- TASK REQUIREMENTS
Repeat the entire listing exactly.

- MATERIAL PROVIDED
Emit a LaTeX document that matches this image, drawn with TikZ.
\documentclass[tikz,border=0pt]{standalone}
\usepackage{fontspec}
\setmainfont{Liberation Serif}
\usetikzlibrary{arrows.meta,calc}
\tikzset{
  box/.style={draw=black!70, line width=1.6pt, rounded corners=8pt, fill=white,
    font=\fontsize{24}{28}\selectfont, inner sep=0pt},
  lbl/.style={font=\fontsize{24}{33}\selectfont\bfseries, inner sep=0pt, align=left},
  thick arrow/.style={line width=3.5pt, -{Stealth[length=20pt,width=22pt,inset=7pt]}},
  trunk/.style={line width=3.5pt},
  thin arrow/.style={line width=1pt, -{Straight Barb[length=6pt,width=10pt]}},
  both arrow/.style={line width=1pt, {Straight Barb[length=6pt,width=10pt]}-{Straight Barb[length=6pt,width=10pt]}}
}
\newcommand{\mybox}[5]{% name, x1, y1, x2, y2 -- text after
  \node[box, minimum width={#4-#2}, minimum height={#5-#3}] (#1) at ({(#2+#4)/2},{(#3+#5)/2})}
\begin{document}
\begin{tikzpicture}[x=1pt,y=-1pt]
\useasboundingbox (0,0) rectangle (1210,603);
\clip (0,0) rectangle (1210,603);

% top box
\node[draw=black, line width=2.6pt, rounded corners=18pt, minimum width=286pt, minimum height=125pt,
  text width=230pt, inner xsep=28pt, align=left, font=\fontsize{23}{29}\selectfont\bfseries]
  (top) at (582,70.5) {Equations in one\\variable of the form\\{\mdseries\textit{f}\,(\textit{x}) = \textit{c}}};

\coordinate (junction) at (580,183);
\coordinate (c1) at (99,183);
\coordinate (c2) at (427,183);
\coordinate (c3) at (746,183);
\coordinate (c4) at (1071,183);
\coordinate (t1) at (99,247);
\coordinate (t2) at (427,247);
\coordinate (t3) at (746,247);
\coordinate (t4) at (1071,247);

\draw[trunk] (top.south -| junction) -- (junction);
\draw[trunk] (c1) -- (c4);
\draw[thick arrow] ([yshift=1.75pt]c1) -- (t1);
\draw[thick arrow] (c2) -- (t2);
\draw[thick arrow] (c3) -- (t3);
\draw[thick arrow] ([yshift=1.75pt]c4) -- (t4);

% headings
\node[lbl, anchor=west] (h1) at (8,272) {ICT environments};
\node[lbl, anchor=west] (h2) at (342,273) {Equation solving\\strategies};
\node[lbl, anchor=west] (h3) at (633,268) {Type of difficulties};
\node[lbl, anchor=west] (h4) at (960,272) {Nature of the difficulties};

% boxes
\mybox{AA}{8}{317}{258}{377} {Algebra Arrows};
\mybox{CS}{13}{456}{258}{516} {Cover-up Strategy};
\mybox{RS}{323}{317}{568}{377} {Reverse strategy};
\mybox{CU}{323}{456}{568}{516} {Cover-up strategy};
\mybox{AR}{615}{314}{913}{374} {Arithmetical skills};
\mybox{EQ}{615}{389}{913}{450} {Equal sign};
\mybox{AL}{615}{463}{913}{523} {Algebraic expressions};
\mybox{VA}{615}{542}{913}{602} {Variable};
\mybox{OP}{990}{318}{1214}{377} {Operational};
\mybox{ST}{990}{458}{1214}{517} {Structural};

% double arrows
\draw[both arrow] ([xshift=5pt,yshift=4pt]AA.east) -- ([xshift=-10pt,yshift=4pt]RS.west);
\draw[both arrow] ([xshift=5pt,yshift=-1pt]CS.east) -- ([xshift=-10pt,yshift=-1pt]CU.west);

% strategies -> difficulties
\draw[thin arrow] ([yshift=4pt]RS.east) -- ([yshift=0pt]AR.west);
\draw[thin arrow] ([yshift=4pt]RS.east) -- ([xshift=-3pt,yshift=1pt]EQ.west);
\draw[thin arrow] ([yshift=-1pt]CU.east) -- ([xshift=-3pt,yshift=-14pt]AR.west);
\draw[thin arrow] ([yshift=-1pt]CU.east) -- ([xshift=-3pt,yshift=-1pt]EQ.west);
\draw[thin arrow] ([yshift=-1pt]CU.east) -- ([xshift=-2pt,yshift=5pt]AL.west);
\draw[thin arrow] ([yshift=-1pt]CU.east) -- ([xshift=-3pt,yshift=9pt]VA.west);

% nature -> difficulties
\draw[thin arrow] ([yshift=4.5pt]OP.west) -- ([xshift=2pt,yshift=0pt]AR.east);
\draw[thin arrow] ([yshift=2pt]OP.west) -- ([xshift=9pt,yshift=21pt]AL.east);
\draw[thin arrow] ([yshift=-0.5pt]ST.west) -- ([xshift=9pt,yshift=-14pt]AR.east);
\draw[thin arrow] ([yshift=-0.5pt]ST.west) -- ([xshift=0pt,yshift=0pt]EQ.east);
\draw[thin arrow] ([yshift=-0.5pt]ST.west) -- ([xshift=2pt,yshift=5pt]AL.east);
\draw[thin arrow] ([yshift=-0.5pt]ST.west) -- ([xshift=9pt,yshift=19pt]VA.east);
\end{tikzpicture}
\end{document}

- REPLY TO THE EXERCISE
Emit a LaTeX document that matches this image, drawn with TikZ.
\documentclass[tikz,border=0pt]{standalone}
\usepackage{fontspec}
\setmainfont{Liberation Serif}
\usetikzlibrary{arrows.meta,calc}
\tikzset{
  box/.style={draw=black!70, line width=1.6pt, rounded corners=8pt, fill=white,
    font=\fontsize{24}{28}\selectfont, inner sep=0pt},
  lbl/.style={font=\fontsize{24}{33}\selectfont\bfseries, inner sep=0pt, align=left},
  thick arrow/.style={line width=3.5pt, -{Stealth[length=20pt,width=22pt,inset=7pt]}},
  trunk/.style={line width=3.5pt},
  thin arrow/.style={line width=1pt, -{Straight Barb[length=6pt,width=10pt]}},
  both arrow/.style={line width=1pt, {Straight Barb[length=6pt,width=10pt]}-{Straight Barb[length=6pt,width=10pt]}}
}
\newcommand{\mybox}[5]{% name, x1, y1, x2, y2 -- text after
  \node[box, minimum width={#4-#2}, minimum height={#5-#3}] (#1) at ({(#2+#4)/2},{(#3+#5)/2})}
\begin{document}
\begin{tikzpicture}[x=1pt,y=-1pt]
\useasboundingbox (0,0) rectangle (1210,603);
\clip (0,0) rectangle (1210,603);

% top box
\node[draw=black, line width=2.6pt, rounded corners=18pt, minimum width=286pt, minimum height=125pt,
  text width=230pt, inner xsep=28pt, align=left, font=\fontsize{23}{29}\selectfont\bfseries]
  (top) at (582,70.5) {Equations in one\\variable of the form\\{\mdseries\textit{f}\,(\textit{x}) = \textit{c}}};

\coordinate (junction) at (580,183);
\coordinate (c1) at (99,183);
\coordinate (c2) at (427,183);
\coordinate (c3) at (746,183);
\coordinate (c4) at (1071,183);
\coordinate (t1) at (99,247);
\coordinate (t2) at (427,247);
\coordinate (t3) at (746,247);
\coordinate (t4) at (1071,247);

\draw[trunk] (top.south -| junction) -- (junction);
\draw[trunk] (c1) -- (c4);
\draw[thick arrow] ([yshift=1.75pt]c1) -- (t1);
\draw[thick arrow] (c2) -- (t2);
\draw[thick arrow] (c3) -- (t3);
\draw[thick arrow] ([yshift=1.75pt]c4) -- (t4);

% headings
\node[lbl, anchor=west] (h1) at (8,272) {ICT environments};
\node[lbl, anchor=west] (h2) at (342,273) {Equation solving\\strategies};
\node[lbl, anchor=west] (h3) at (633,268) {Type of difficulties};
\node[lbl, anchor=west] (h4) at (960,272) {Nature of the difficulties};

% boxes
\mybox{AA}{8}{317}{258}{377} {Algebra Arrows};
\mybox{CS}{13}{456}{258}{516} {Cover-up Strategy};
\mybox{RS}{323}{317}{568}{377} {Reverse strategy};
\mybox{CU}{323}{456}{568}{516} {Cover-up strategy};
\mybox{AR}{615}{314}{913}{374} {Arithmetical skills};
\mybox{EQ}{615}{389}{913}{450} {Equal sign};
\mybox{AL}{615}{463}{913}{523} {Algebraic expressions};
\mybox{VA}{615}{542}{913}{602} {Variable};
\mybox{OP}{990}{318}{1214}{377} {Operational};
\mybox{ST}{990}{458}{1214}{517} {Structural};

% double arrows
\draw[both arrow] ([xshift=5pt,yshift=4pt]AA.east) -- ([xshift=-10pt,yshift=4pt]RS.west);
\draw[both arrow] ([xshift=5pt,yshift=-1pt]CS.east) -- ([xshift=-10pt,yshift=-1pt]CU.west);

% strategies -> difficulties
\draw[thin arrow] ([yshift=4pt]RS.east) -- ([yshift=0pt]AR.west);
\draw[thin arrow] ([yshift=4pt]RS.east) -- ([xshift=-3pt,yshift=1pt]EQ.west);
\draw[thin arrow] ([yshift=-1pt]CU.east) -- ([xshift=-3pt,yshift=-14pt]AR.west);
\draw[thin arrow] ([yshift=-1pt]CU.east) -- ([xshift=-3pt,yshift=-1pt]EQ.west);
\draw[thin arrow] ([yshift=-1pt]CU.east) -- ([xshift=-2pt,yshift=5pt]AL.west);
\draw[thin arrow] ([yshift=-1pt]CU.east) -- ([xshift=-3pt,yshift=9pt]VA.west);

% nature -> difficulties
\draw[thin arrow] ([yshift=4.5pt]OP.west) -- ([xshift=2pt,yshift=0pt]AR.east);
\draw[thin arrow] ([yshift=2pt]OP.west) -- ([xshift=9pt,yshift=21pt]AL.east);
\draw[thin arrow] ([yshift=-0.5pt]ST.west) -- ([xshift=9pt,yshift=-14pt]AR.east);
\draw[thin arrow] ([yshift=-0.5pt]ST.west) -- ([xshift=0pt,yshift=0pt]EQ.east);
\draw[thin arrow] ([yshift=-0.5pt]ST.west) -- ([xshift=2pt,yshift=5pt]AL.east);
\draw[thin arrow] ([yshift=-0.5pt]ST.west) -- ([xshift=9pt,yshift=19pt]VA.east);
\end{tikzpicture}
\end{document}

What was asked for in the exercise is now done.